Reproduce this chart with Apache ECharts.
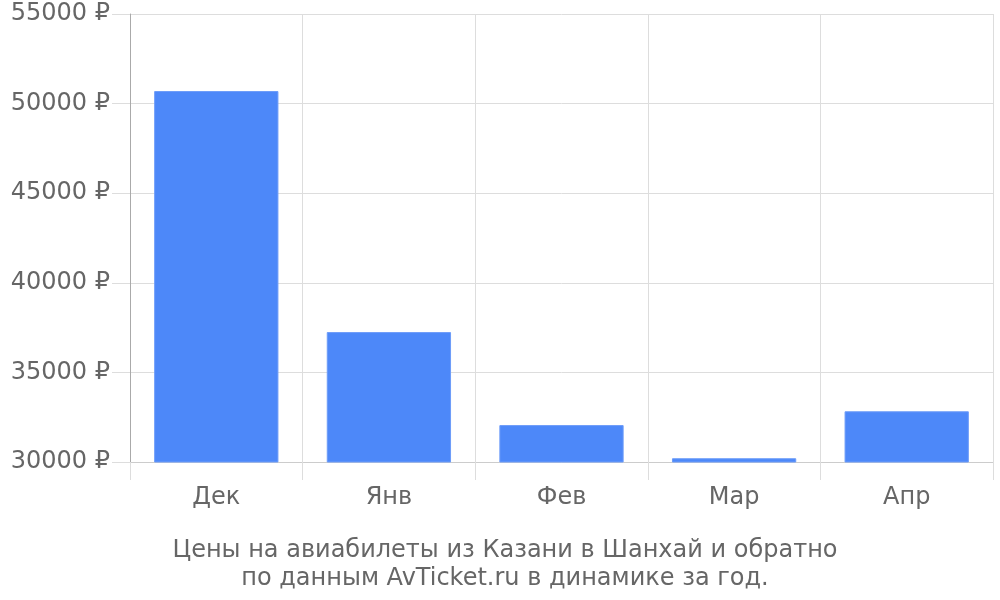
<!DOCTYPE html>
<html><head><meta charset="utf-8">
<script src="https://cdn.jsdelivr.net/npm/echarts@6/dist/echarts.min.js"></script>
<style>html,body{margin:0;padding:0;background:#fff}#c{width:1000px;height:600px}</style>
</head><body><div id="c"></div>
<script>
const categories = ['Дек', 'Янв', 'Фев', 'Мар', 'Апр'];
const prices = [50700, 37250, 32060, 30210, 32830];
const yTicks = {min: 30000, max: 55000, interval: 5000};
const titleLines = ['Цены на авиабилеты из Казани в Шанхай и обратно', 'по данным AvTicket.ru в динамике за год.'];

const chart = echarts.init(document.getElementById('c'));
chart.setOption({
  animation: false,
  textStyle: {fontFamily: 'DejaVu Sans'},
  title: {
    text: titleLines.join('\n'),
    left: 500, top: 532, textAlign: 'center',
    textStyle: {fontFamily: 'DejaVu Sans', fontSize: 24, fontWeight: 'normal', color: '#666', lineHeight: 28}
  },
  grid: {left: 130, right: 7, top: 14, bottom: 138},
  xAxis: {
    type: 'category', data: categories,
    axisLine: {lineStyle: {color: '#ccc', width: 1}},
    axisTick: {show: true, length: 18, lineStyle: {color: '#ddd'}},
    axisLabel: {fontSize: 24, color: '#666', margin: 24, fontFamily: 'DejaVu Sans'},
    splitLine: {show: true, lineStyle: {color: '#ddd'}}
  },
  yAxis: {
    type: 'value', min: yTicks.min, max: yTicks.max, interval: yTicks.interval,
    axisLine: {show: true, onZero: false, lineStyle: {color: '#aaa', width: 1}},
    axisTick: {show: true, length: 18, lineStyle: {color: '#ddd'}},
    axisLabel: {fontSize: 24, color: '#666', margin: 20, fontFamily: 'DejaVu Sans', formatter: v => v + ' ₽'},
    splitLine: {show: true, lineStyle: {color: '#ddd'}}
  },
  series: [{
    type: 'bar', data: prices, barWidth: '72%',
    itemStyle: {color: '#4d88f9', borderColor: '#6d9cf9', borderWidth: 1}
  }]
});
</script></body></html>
= = = =
SHORT TASK => Give back every line exactly as it stands, pictures excluded.

OUTPUT OF THE TASK =>
Reproduce this chart with Apache ECharts.
<!DOCTYPE html>
<html><head><meta charset="utf-8">
<script src="https://cdn.jsdelivr.net/npm/echarts@6/dist/echarts.min.js"></script>
<style>html,body{margin:0;padding:0;background:#fff}#c{width:1000px;height:600px}</style>
</head><body><div id="c"></div>
<script>
const categories = ['Дек', 'Янв', 'Фев', 'Мар', 'Апр'];
const prices = [50700, 37250, 32060, 30210, 32830];
const yTicks = {min: 30000, max: 55000, interval: 5000};
const titleLines = ['Цены на авиабилеты из Казани в Шанхай и обратно', 'по данным AvTicket.ru в динамике за год.'];

const chart = echarts.init(document.getElementById('c'));
chart.setOption({
  animation: false,
  textStyle: {fontFamily: 'DejaVu Sans'},
  title: {
    text: titleLines.join('\n'),
    left: 500, top: 532, textAlign: 'center',
    textStyle: {fontFamily: 'DejaVu Sans', fontSize: 24, fontWeight: 'normal', color: '#666', lineHeight: 28}
  },
  grid: {left: 130, right: 7, top: 14, bottom: 138},
  xAxis: {
    type: 'category', data: categories,
    axisLine: {lineStyle: {color: '#ccc', width: 1}},
    axisTick: {show: true, length: 18, lineStyle: {color: '#ddd'}},
    axisLabel: {fontSize: 24, color: '#666', margin: 24, fontFamily: 'DejaVu Sans'},
    splitLine: {show: true, lineStyle: {color: '#ddd'}}
  },
  yAxis: {
    type: 'value', min: yTicks.min, max: yTicks.max, interval: yTicks.interval,
    axisLine: {show: true, onZero: false, lineStyle: {color: '#aaa', width: 1}},
    axisTick: {show: true, length: 18, lineStyle: {color: '#ddd'}},
    axisLabel: {fontSize: 24, color: '#666', margin: 20, fontFamily: 'DejaVu Sans', formatter: v => v + ' ₽'},
    splitLine: {show: true, lineStyle: {color: '#ddd'}}
  },
  series: [{
    type: 'bar', data: prices, barWidth: '72%',
    itemStyle: {color: '#4d88f9', borderColor: '#6d9cf9', borderWidth: 1}
  }]
});
</script></body></html>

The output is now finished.